* **REQUIRED WORK**:
Each line from the start of the data below through the one containing "-4.5, -0.6, -2.5];" must be reproduced exactly.

## BEGIN GIVEN INFORMATION

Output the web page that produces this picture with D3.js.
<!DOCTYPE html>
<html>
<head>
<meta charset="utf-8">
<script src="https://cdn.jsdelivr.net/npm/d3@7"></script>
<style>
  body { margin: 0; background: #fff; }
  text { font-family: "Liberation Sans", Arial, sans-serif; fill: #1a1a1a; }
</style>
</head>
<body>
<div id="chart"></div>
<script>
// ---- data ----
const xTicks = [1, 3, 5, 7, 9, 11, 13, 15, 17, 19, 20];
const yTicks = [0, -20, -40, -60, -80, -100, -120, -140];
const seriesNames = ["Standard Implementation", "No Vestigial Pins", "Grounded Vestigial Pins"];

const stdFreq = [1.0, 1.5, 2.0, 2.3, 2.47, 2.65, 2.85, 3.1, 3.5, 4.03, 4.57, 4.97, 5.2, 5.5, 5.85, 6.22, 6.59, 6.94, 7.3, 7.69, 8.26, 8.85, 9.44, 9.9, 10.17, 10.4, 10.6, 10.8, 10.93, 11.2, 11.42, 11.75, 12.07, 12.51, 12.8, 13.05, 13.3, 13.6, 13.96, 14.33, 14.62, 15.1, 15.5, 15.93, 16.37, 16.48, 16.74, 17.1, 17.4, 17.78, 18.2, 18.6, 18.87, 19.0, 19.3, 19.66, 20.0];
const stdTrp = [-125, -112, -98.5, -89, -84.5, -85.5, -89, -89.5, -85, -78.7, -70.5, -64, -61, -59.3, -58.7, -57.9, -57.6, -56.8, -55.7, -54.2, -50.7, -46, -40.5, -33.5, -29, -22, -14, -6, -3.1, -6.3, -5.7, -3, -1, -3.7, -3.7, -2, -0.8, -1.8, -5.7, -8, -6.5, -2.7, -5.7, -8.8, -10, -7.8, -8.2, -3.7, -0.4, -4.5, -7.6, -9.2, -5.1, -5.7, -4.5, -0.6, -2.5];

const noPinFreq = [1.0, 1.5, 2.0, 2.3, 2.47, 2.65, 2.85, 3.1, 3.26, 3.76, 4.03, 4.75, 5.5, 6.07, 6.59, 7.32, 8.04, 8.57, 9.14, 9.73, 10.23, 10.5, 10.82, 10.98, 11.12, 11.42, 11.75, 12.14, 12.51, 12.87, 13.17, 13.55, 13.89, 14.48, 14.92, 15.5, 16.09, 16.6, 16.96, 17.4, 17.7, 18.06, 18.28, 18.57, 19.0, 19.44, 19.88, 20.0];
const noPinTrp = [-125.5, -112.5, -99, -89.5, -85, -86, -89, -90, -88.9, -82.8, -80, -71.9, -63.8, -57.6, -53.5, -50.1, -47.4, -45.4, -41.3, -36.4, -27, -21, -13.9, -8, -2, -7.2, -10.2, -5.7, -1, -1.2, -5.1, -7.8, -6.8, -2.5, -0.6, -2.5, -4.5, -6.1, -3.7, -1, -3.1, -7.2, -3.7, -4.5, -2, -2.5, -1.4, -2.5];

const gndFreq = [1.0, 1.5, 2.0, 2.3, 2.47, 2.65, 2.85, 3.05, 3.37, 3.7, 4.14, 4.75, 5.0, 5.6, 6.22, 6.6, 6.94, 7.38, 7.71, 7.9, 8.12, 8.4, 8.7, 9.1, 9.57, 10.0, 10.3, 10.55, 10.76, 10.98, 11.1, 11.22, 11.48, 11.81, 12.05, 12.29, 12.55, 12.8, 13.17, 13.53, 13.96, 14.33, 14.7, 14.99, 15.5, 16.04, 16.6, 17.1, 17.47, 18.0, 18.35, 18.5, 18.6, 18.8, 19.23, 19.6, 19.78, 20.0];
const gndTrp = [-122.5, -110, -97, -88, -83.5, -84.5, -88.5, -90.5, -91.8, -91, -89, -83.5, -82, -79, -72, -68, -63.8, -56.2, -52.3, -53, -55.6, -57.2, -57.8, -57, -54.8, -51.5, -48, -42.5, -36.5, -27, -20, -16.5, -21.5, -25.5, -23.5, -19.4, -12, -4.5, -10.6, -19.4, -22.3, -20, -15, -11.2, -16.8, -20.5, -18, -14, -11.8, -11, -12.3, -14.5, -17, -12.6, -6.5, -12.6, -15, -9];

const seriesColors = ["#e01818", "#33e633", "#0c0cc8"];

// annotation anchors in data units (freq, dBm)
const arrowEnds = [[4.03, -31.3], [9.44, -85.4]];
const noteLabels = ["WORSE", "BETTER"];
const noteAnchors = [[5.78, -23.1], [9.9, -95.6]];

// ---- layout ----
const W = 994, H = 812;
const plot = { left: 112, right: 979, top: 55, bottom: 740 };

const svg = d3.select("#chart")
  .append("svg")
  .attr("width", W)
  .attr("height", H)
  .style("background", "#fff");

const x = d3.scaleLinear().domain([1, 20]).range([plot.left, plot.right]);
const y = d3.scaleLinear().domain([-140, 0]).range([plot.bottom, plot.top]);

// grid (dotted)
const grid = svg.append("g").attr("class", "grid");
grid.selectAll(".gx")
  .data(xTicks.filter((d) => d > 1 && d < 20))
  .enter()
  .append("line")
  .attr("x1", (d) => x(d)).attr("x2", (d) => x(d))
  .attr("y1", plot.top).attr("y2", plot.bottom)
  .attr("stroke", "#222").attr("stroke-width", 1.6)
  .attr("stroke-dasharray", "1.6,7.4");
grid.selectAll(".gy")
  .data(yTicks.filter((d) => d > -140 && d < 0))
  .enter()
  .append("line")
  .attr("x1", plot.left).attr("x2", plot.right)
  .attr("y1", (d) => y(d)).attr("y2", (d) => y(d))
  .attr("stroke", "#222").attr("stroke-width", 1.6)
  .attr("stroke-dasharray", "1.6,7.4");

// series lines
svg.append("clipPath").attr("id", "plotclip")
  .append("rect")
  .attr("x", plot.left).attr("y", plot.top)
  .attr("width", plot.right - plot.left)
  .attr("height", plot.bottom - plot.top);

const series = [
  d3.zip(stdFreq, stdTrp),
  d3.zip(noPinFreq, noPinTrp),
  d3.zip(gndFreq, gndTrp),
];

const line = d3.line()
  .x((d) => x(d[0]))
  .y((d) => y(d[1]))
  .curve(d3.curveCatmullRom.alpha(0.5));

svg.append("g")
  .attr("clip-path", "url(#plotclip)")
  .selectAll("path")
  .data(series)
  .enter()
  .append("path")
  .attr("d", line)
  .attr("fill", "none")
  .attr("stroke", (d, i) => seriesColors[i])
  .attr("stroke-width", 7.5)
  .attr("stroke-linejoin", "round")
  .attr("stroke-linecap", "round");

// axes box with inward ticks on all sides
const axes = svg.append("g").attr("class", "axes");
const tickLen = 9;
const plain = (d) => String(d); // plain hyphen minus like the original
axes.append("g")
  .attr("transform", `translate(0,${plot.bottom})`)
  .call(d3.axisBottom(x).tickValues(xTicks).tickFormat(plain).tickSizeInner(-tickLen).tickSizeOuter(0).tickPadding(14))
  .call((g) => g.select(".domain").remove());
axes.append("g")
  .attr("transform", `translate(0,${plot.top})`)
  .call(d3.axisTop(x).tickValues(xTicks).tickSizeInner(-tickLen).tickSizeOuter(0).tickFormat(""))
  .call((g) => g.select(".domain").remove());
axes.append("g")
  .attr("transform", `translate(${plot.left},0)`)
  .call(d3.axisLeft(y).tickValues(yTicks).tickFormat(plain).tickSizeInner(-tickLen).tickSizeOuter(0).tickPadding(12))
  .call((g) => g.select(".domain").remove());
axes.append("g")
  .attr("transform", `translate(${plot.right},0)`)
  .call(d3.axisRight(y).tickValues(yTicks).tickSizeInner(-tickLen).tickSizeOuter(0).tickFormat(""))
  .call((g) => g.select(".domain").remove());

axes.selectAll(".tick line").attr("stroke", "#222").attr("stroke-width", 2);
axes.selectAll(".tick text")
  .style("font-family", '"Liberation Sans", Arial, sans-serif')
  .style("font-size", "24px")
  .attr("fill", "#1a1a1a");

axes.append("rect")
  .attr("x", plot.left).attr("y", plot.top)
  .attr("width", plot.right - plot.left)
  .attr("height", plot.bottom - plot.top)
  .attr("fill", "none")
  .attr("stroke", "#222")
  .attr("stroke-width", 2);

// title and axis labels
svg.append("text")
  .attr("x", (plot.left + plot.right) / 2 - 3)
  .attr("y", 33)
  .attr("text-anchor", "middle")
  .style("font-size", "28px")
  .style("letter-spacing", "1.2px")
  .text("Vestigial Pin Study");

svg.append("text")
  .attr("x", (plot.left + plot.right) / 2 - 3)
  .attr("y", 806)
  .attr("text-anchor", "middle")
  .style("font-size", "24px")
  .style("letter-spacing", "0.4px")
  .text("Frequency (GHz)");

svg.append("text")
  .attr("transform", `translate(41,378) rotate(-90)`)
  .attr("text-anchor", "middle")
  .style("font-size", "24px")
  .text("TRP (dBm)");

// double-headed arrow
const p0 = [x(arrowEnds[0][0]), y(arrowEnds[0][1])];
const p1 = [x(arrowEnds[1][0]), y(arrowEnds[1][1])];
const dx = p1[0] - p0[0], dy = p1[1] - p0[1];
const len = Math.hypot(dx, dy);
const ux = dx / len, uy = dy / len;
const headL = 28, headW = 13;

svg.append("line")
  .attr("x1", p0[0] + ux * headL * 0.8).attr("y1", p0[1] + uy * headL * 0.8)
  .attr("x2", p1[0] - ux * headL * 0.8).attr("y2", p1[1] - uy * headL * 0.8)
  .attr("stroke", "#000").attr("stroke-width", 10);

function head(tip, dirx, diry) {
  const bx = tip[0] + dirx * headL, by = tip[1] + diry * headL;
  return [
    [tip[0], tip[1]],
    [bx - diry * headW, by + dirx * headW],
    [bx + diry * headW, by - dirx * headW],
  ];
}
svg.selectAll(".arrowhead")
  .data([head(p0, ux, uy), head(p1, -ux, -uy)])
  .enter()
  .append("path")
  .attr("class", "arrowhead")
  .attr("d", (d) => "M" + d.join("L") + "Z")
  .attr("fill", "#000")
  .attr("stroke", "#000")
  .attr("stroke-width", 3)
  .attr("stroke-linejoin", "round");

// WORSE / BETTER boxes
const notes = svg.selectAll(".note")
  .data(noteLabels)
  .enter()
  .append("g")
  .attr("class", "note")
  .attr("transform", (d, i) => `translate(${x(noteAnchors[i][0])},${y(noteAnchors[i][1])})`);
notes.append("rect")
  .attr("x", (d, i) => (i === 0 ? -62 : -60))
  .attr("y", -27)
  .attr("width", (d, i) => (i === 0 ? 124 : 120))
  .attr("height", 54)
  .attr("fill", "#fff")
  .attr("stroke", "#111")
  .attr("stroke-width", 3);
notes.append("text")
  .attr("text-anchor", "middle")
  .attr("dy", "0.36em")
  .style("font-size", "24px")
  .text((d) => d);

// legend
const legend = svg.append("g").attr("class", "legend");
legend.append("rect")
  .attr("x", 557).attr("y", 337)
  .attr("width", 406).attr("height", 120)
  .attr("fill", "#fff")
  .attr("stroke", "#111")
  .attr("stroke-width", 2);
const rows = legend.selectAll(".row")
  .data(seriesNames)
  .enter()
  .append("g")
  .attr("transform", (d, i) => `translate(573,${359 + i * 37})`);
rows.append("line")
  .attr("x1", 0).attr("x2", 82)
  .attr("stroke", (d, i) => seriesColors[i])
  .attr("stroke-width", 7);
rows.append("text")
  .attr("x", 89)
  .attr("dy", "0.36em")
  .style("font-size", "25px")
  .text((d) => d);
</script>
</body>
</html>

## END GIVEN INFORMATION

* **REPLY TO THE TASK**:
Output the web page that produces this picture with D3.js.
<!DOCTYPE html>
<html>
<head>
<meta charset="utf-8">
<script src="https://cdn.jsdelivr.net/npm/d3@7"></script>
<style>
  body { margin: 0; background: #fff; }
  text { font-family: "Liberation Sans", Arial, sans-serif; fill: #1a1a1a; }
</style>
</head>
<body>
<div id="chart"></div>
<script>
// ---- data ----
const xTicks = [1, 3, 5, 7, 9, 11, 13, 15, 17, 19, 20];
const yTicks = [0, -20, -40, -60, -80, -100, -120, -140];
const seriesNames = ["Standard Implementation", "No Vestigial Pins", "Grounded Vestigial Pins"];

const stdFreq = [1.0, 1.5, 2.0, 2.3, 2.47, 2.65, 2.85, 3.1, 3.5, 4.03, 4.57, 4.97, 5.2, 5.5, 5.85, 6.22, 6.59, 6.94, 7.3, 7.69, 8.26, 8.85, 9.44, 9.9, 10.17, 10.4, 10.6, 10.8, 10.93, 11.2, 11.42, 11.75, 12.07, 12.51, 12.8, 13.05, 13.3, 13.6, 13.96, 14.33, 14.62, 15.1, 15.5, 15.93, 16.37, 16.48, 16.74, 17.1, 17.4, 17.78, 18.2, 18.6, 18.87, 19.0, 19.3, 19.66, 20.0];
const stdTrp = [-125, -112, -98.5, -89, -84.5, -85.5, -89, -89.5, -85, -78.7, -70.5, -64, -61, -59.3, -58.7, -57.9, -57.6, -56.8, -55.7, -54.2, -50.7, -46, -40.5, -33.5, -29, -22, -14, -6, -3.1, -6.3, -5.7, -3, -1, -3.7, -3.7, -2, -0.8, -1.8, -5.7, -8, -6.5, -2.7, -5.7, -8.8, -10, -7.8, -8.2, -3.7, -0.4, -4.5, -7.6, -9.2, -5.1, -5.7, -4.5, -0.6, -2.5];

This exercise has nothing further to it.